Federal Ministry of Finance publishes draft tax bill outlining new measures effective 1 January 2020.

By Tobias Klass

The Federal Ministry of Finance has released its first draft tax bill on the contemplated real estate transfer tax (RETT) reform, setting out the general framework to which market participants must conform. German political debate has focused on strengthening German RETT laws for some time. The Conference of the German Ministers of Finance added weight to this political debate in June 2018, requesting that tax department heads of the federal and state ministries of finance transfer the resolution into a draft bill. Consequently, market participants have structured transactions to account for considerable uncertainties as regards RETT consequences.

The proposed draft measures are consistent with those outlined in June 2018, however, for the first time, market participants are gaining more clarity about when the new rules likely will apply. Generally speaking, the new rules will only apply to transactions as of 1 January 2020.

Planned Measures

  • Reducing the ownership interest threshold from 95% to 90%

For all corporate supplementary provisions the respective ownership interest will be reduced from at least 95% to at least 90% of the shares.

  • Increasing RETT time limits from five to 10 years (or even 15 years)

All RETT time limits will be collectively increased from five years to 10 years. Moreover, the required prior holding period of a RETT exemption for existing partners — in case of direct and indirect unification of all interests in a real estate holding partnership in the hands of one partner — will increase to 15 years. This increase is aimed at further impeding transactions in which an investor is set to acquire shares in a real estate holding partnership in a staggered approach. Overall, a substantially longer participation of a seller is required to allow for RETT neutral share transactions.

  • Extending the supplementary provision regarding partnerships to corporations

The supplementary provisions for changes to the shareholding that are currently only applicable to partnerships will be extended to corporations. As a result, mere changes in shareholders of property-owning corporations in a minimum amount of 90% of the company’s capital within a period of 10 years will trigger RETT, irrespective of whether a shareholder directly or indirectly acquires 90% of the shares. Accordingly and as expected, in the future, a full divesture of a property-owning corporation to an investor and a co-investor (e.g., an asset manager) would no longer be possible without triggering RETT. The seller would have to remain in the company as a shareholder with more than 10% of the shares, provided that the seller qualifies as a so-called “old” shareholder in the first place. The corporation itself — just like the partnership under current law — will be the debtor of the RETT under such new rules.

Notably, however, the new provision will not be supplemented by the current exemptions applicable to partnerships and their partners, which would lead to substantial imbalances and systematic incoherence.

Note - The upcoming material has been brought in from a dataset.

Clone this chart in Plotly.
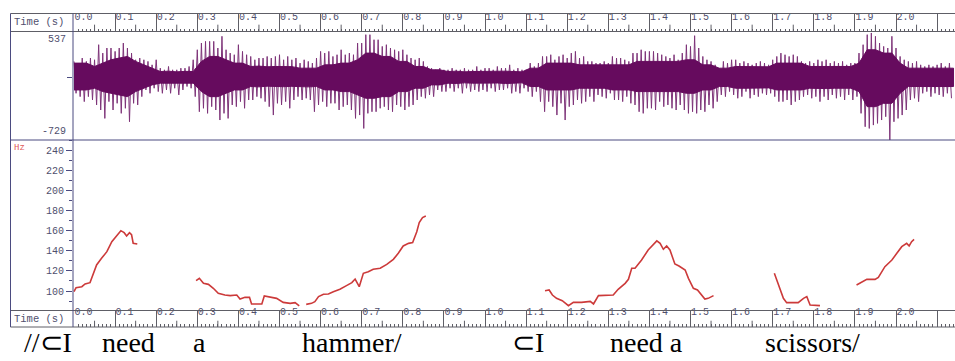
import plotly.graph_objects as go

W, H = 955, 361

# ---------------- data ----------------
# Waveform spike extremes, one pair per 10 ms bin (sample units)
spike_top = [
    188, 168, 227, 188, 227, 207, 383, 285, 344, 344,
    305, 344, 402, 344, 285, 207, 227, 207, 188, 148,
    207, 109, 90, 129, 90, 90, 109, 109, 129, 207,
    324, 402, 422, 422, 422, 344, 481, 324, 285, 266,
    383, 305, 266, 246, 207, 227, 227, 246, 227, 246,
    266, 207, 246, 207, 227, 168, 207, 188, 168, 227,
    305, 285, 305, 246, 266, 324, 266, 285, 266, 402,
    402, 500, 500, 441, 441, 363, 383, 344, 324, 305,
    324, 266, 227, 207, 227, 188, 129, 109, 90, 109,
    90, 90, 109, 90, 90, 109, 90, 90, 129, 90,
    109, 109, 90, 129, 109, 109, 148, 90, 109, 90,
    90, 168, 129, 168, 246, 246, 266, 207, 246, 266,
    227, 285, 305, 227, 246, 188, 188, 168, 168, 188,
    168, 246, 227, 227, 207, 188, 285, 285, 324, 305,
    305, 305, 285, 266, 246, 227, 266, 207, 285, 383,
    363, 488, 344, 246, 207, 188, 148, 109, 188, 168,
    207, 207, 168, 188, 168, 148, 168, 188, 168, 148,
    207, 246, 285, 266, 246, 266, 246, 188, 168, 188,
    168, 207, 188, 207, 168, 188, 168, 188, 148, 168,
    168, 285, 383, 500, 520, 481, 402, 363, 344, 481,
    344, 246, 207, 188, 168, 188, 148, 129, 148, 129,
    148, 168, 129, 168,
]
spike_bot = [
    -184, -223, -281, -223, -262, -320, -379, -477, -281, -379,
    -301, -418, -359, -516, -301, -320, -223, -145, -184, -125,
    -164, -184, -145, -184, -125, -203, -145, -105, -125, -223,
    -399, -359, -418, -340, -379, -496, -418, -477, -320, -340,
    -281, -359, -262, -262, -223, -242, -281, -340, -438, -301,
    -320, -281, -359, -262, -223, -262, -242, -262, -399, -320,
    -281, -340, -301, -301, -379, -340, -320, -379, -477, -438,
    -594, -418, -399, -399, -359, -340, -379, -399, -320, -340,
    -379, -340, -320, -262, -223, -242, -203, -223, -145, -164,
    -164, -125, -164, -125, -184, -125, -164, -145, -164, -145,
    -164, -125, -164, -145, -145, -125, -184, -164, -184, -125,
    -164, -223, -164, -281, -399, -281, -340, -438, -301, -496,
    -340, -320, -262, -301, -281, -223, -281, -203, -223, -242,
    -184, -262, -262, -281, -223, -301, -320, -399, -418, -359,
    -359, -379, -281, -340, -320, -359, -379, -320, -379, -418,
    -399, -418, -379, -399, -320, -359, -281, -203, -223, -164,
    -203, -242, -223, -164, -242, -203, -223, -184, -203, -184,
    -223, -281, -281, -262, -320, -281, -262, -223, -203, -242,
    -223, -281, -223, -262, -203, -242, -223, -262, -203, -262,
    -223, -418, -574, -594, -555, -535, -496, -457, -729, -516,
    -477, -438, -379, -262, -242, -281, -184, -164, -223, -184,
    -203, -223, -184, -242,
]
# Dense core of the waveform, one pair per 20 ms bin
core_top = [
    168, 168, 129, 168, 207, 227, 246, 188, 148, 109,
    70, 74, 66, 72, 70, 188, 246, 246, 207, 168,
    168, 129, 133, 125, 129, 131, 127, 109, 113, 109,
    148, 148, 168, 168, 207, 285, 285, 246, 246, 188,
    188, 129, 129, 90, 90, 70, 74, 66, 70, 72,
    70, 68, 74, 70, 66, 109, 109, 168, 168, 168,
    168, 148, 148, 152, 148, 144, 148, 148, 188, 188,
    188, 188, 188, 188, 207, 207, 148, 148, 109, 109,
    129, 129, 133, 129, 125, 168, 168, 168, 168, 129,
    129, 133, 129, 125, 129, 168, 324, 324, 285, 285,
    168, 109, 109, 113, 109, 105, 109,
]
core_bot = [
    -145, -145, -125, -164, -184, -203, -223, -164, -125, -86,
    -66, -70, -62, -68, -66, -164, -223, -223, -184, -145,
    -145, -105, -109, -101, -105, -107, -103, -105, -109, -105,
    -145, -145, -164, -164, -203, -242, -242, -223, -223, -164,
    -164, -125, -125, -86, -86, -66, -70, -62, -66, -68,
    -66, -64, -70, -66, -62, -105, -105, -145, -145, -145,
    -145, -125, -125, -129, -125, -145, -145, -145, -164, -164,
    -164, -164, -164, -164, -184, -184, -145, -145, -105, -105,
    -125, -125, -129, -125, -121, -145, -145, -145, -145, -125,
    -125, -129, -125, -121, -125, -164, -340, -340, -301, -301,
    -184, -105, -105, -109, -105, -101, -105,
]
wave_min, wave_max = -729, 537

# Pitch track (F0), one list per voiced stretch
f0_time = [
    [0.000, 0.005, 0.019, 0.027, 0.039, 0.045, 0.055, 0.067, 0.080, 0.092,
     0.104, 0.114, 0.122, 0.128, 0.135, 0.140, 0.144, 0.154],
    [0.297, 0.305, 0.315, 0.327, 0.339, 0.351, 0.367, 0.380, 0.396, 0.404,
     0.416, 0.427, 0.432, 0.457, 0.463, 0.477, 0.493, 0.509, 0.526, 0.538, 0.548],
    [0.565, 0.578, 0.586, 0.595, 0.607, 0.619, 0.631, 0.647, 0.663, 0.676,
     0.684, 0.688, 0.694, 0.704, 0.716, 0.728, 0.745, 0.761, 0.777, 0.789,
     0.801, 0.814, 0.824, 0.834, 0.840, 0.848, 0.856],
    [1.146, 1.156, 1.164, 1.174, 1.188, 1.203, 1.215, 1.235, 1.256, 1.264,
     1.276, 1.292, 1.312, 1.324, 1.341, 1.349, 1.357, 1.365, 1.381, 1.397,
     1.410, 1.418, 1.426, 1.434, 1.442, 1.450, 1.462, 1.472, 1.487, 1.495,
     1.507, 1.517, 1.535, 1.543, 1.556],
    [1.704, 1.715, 1.726, 1.734, 1.762, 1.775, 1.783, 1.791, 1.815],
    [1.904, 1.917, 1.929, 1.949, 1.957, 1.973, 1.990, 2.002, 2.014, 2.026,
     2.032, 2.038, 2.044],
]
f0_hz = [
    [99.3, 103.3, 104.3, 107.0, 108.3, 114.3, 125.9, 132.5, 139.1, 149.1,
     155.7, 160.0, 158.0, 154.7, 158.0, 156.0, 147.5, 146.8],
    [110.3, 112.6, 107.6, 106.6, 102.7, 97.7, 96.0, 95.4, 96.0, 92.0,
     93.7, 93.7, 87.1, 87.1, 95.0, 93.7, 92.7, 88.7, 87.7, 88.4, 85.1],
    [86.7, 87.7, 89.4, 94.4, 96.7, 97.0, 99.3, 101.7, 105.3, 108.3,
     111.9, 109.3, 104.3, 117.6, 119.2, 121.6, 122.6, 126.5, 131.5, 137.5,
     144.8, 147.4, 148.1, 159.0, 168.0, 173.0, 174.6],
    [100.3, 101.0, 96.0, 92.7, 90.4, 85.4, 88.7, 88.7, 89.7, 87.1,
     95.4, 96.0, 96.0, 101.7, 107.6, 111.6, 122.6, 122.6, 130.8, 140.8,
     146.8, 149.8, 147.4, 141.5, 144.8, 140.8, 126.9, 124.9, 120.9, 112.6,
     102.7, 101.0, 92.0, 92.7, 95.4],
    [117.6, 104.3, 92.7, 88.4, 88.4, 92.7, 94.4, 86.1, 85.4],
    [106.0, 109.3, 111.6, 111.6, 113.6, 124.2, 130.8, 137.5, 144.1, 147.4,
     144.8, 149.1, 151.4],
]
f0_min, f0_max = 80.6, 250.2
f0_ticks = [100, 120, 140, 160, 180, 200, 220, 240]

# Time ruler: labelled every 100 ms, half marks at 50 ms, fine marks at 10 ms
ruler_major_s = 0.1
ruler_fine_s = 0.01
ruler_half_marks = [round(0.05 + 0.1 * k, 2) for k in range(22)]

words = ["//\u2282I", "need", "a", "hammer/", "\u2282I", "need a", "scissors/"]

# ---------------- geometry helpers (pixels -> paper fractions) ----------------
def fx(px):
    return px / W


def fy(py):
    return 1 - py / H


PX_PER_S = 411.0
LEFT = 73.0
t_lo = -(74.0 - LEFT) / PX_PER_S
t_hi = (W - 74.0) / PX_PER_S

SPIKE_DT = 0.01
CORE_DT = 0.02

FRAME = "#4b4b80"
RULE = "#5e5e66"
LABEL = "#4f4f6e"
MONO = "Liberation Mono, DejaVu Sans Mono, monospace"

# ---------------- traces ----------------
# spikes: zig-zag between each bin's top and bottom extreme
sx, sy = [], []
for k, (hi, lo) in enumerate(zip(spike_top, spike_bot)):
    t = k * SPIKE_DT
    sx += [t, t + SPIKE_DT / 2]
    sy += [hi, lo]

core_t = [CORE_DT / 2 + k * CORE_DT for k in range(len(core_top))]
poly_x = [0.0] + core_t + [core_t[-1] + CORE_DT / 2]
poly_top = [core_top[0]] + core_top + [core_top[-1]]
poly_bot = [core_bot[0]] + core_bot + [core_bot[-1]]

fig = go.Figure()
fig.add_trace(go.Scatter(
    x=sx, y=sy, mode="lines", xaxis="x", yaxis="y",
    line=dict(color="#7e3479", width=1), hoverinfo="skip", showlegend=False,
))
fig.add_trace(go.Scatter(
    x=poly_x + poly_x[::-1], y=poly_top + poly_bot[::-1],
    mode="lines", fill="toself", fillcolor="#660b5e",
    line=dict(color="#660b5e", width=1), xaxis="x", yaxis="y",
    hoverinfo="skip", showlegend=False,
))

px_, py_ = [], []
for ts, hs in zip(f0_time, f0_hz):
    px_ += ts + [None]
    py_ += hs + [None]
fig.add_trace(go.Scatter(
    x=px_, y=py_, mode="lines", xaxis="x2", yaxis="y2",
    line=dict(color="#cc3a3a", width=1.6), connectgaps=False,
    hoverinfo="skip", showlegend=False,
))

# 50 ms marks on both rulers
hx, hy = [], []
for t in ruler_half_marks:
    hx += [t, t, None]
    hy += [0, 0.38, None]
for xa, ya in (("x3", "y3"), ("x4", "y4")):
    fig.add_trace(go.Scatter(
        x=hx, y=hy, mode="lines", xaxis=xa, yaxis=ya,
        line=dict(color=RULE, width=1), hoverinfo="skip", showlegend=False,
    ))

# ---------------- axes ----------------
xdom = [fx(LEFT), 1.0]
hidden_x = dict(domain=xdom, range=[t_lo, t_hi], visible=False, fixedrange=True)


def ruler_axis(anchor):
    return dict(
        domain=xdom, range=[t_lo, t_hi], anchor=anchor, side="bottom",
        tick0=0, dtick=ruler_major_s, tickformat=".1f",
        ticks="inside", ticklen=3, tickcolor=RULE,
        ticklabelposition="inside right", ticklabelstandoff=4,
        tickfont=dict(family=MONO, size=10, color=LABEL),
        showgrid=True, gridcolor=RULE, gridwidth=1,
        minor=dict(tick0=0, dtick=ruler_fine_s, ticks="inside", ticklen=3,
                   tickcolor=RULE, showgrid=False),
        zeroline=False, showline=False, fixedrange=True,
    )


fig.update_layout(
    width=W, height=H,
    margin=dict(l=0, r=0, t=0, b=0),
    paper_bgcolor="white", plot_bgcolor="white",
    showlegend=False,
    xaxis=dict(hidden_x, anchor="y"),
    yaxis=dict(
        domain=[fy(140), fy(31.5)], range=[wave_min, wave_max], anchor="x",
        tickvals=[0], ticks="outside", ticklen=5, tickcolor=FRAME,
        showticklabels=False, showgrid=False, zeroline=False, showline=False,
        fixedrange=True,
    ),
    xaxis2=dict(hidden_x, anchor="y2"),
    yaxis2=dict(
        domain=[fy(310.5), fy(140)], range=[f0_min, f0_max], anchor="x2",
        tickvals=f0_ticks, ticks="outside", ticklen=6, tickcolor=FRAME,
        tickfont=dict(family=MONO, size=10, color=LABEL),
        minor=dict(tick0=0, dtick=10, ticks="outside", ticklen=3,
                   tickcolor=FRAME, showgrid=False),
        showgrid=False, zeroline=False, showline=False, fixedrange=True,
    ),
    xaxis3=ruler_axis("y3"),
    yaxis3=dict(domain=[fy(31.5), fy(13.5)], range=[0, 1], anchor="x3",
                visible=False, fixedrange=True),
    xaxis4=ruler_axis("y4"),
    yaxis4=dict(domain=[fy(327), fy(310.5)], range=[0, 1], anchor="x4",
                visible=False, fixedrange=True),
)

# ---------------- frame ----------------
shapes = []


def hline(y, color, x0=10.5):
    shapes.append(dict(type="line", xref="paper", yref="paper",
                       x0=fx(x0), x1=1.0, y0=fy(y), y1=fy(y),
                       line=dict(color=color, width=1)))


def vline(x, y0, y1, color):
    shapes.append(dict(type="line", xref="paper", yref="paper",
                       x0=fx(x), x1=fx(x), y0=fy(y0), y1=fy(y1),
                       line=dict(color=color, width=1)))


hline(13.5, RULE)
hline(31.5, RULE)
hline(140, FRAME)
hline(310.5, RULE)
hline(327, RULE)
vline(10.5, 13.5, 327, FRAME)
vline(LEFT, 13.5, 327, FRAME)
fig.update_layout(shapes=shapes)

# ---------------- labels ----------------
ann = []
ann.append(dict(text=str(wave_max), x=fx(68), xref="paper", xanchor="right",
                y=wave_max, yref="y", yanchor="top", yshift=-1,
                showarrow=False, font=dict(family=MONO, size=10, color=LABEL)))
ann.append(dict(text=str(wave_min), x=fx(68), xref="paper", xanchor="right",
                y=wave_min, yref="y", yanchor="bottom", yshift=1,
                showarrow=False, font=dict(family=MONO, size=10, color=LABEL)))
ann.append(dict(text="Hz", x=fx(12), xref="paper", xanchor="left",
                y=fy(148), yref="paper", yanchor="middle",
                showarrow=False, font=dict(family=MONO, size=9, color="#e05a5a")))
for yy in (22.5, 318.5):
    ann.append(dict(text="Time (s)", x=fx(12), xref="paper", xanchor="left",
                    y=fy(yy), yref="paper", yanchor="middle",
                    showarrow=False,
                    font=dict(family=MONO, size=10.5, color=LABEL)))

word_left_px = [22, 100, 191, 300, 510, 608, 763]
for wtxt, wx in zip(words, word_left_px):
    ann.append(dict(text=wtxt, x=fx(wx), xref="paper", xanchor="left",
                    y=fy(360), yref="paper", yanchor="bottom",
                    showarrow=False,
                    font=dict(family="Liberation Serif, Times New Roman, serif",
                              size=28, color="black")))
fig.update_layout(annotations=ann)

fig.write_html("out.html")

In addition, the new rules will affect all companies holding real estate and not just the real estate industry, and will trigger substantial concerns regarding a law enforcement deficit in case of listed companies.

  • Setting the timeframe for when the new rules will apply

Market participants, however, will be pleased to hear that the Federal Ministry of Finance does not intend to enact the new rules retroactively, as discussed previously. Generally speaking, the new rules will only apply to transactions as of 1 January 2020.

There are, however, transitional rules for staggered transactions. The current rules continue to be applicable if the underlying purchase agreement has been signed within one year prior to the official introduction of the bill into the legislative process of the German parliament (due this summer) and if closing the transaction has occurred within one year of such date. A grandfathering rule is required to protect reliance on existing laws, but the draft transitional rule is in fact a narrow measure only giving rise to constitutional concerns.

In order to avoid “reform beneficiaries”, the current rules will continue to apply to participations between 90 and 95%. However, partners in a real estate holding partnership who have already reached the status of a so-called existing partner due to the lapse of the five-year holding period will not have this status revoked. For other market participants, though, the holding period will be extended to 10 years (or even 15 years, see above).

How these draft measures will progress through the legislative procedure remains to be seen. For currently pending forward deals it should carefully be considered if the deal specifics would still allow for a RETT-neutral transaction in light of the transitional rules as currently planned or if alternative measures, such as an early closing, is required. Latham will continue to monitor proceedings and will provide updates on any further developments.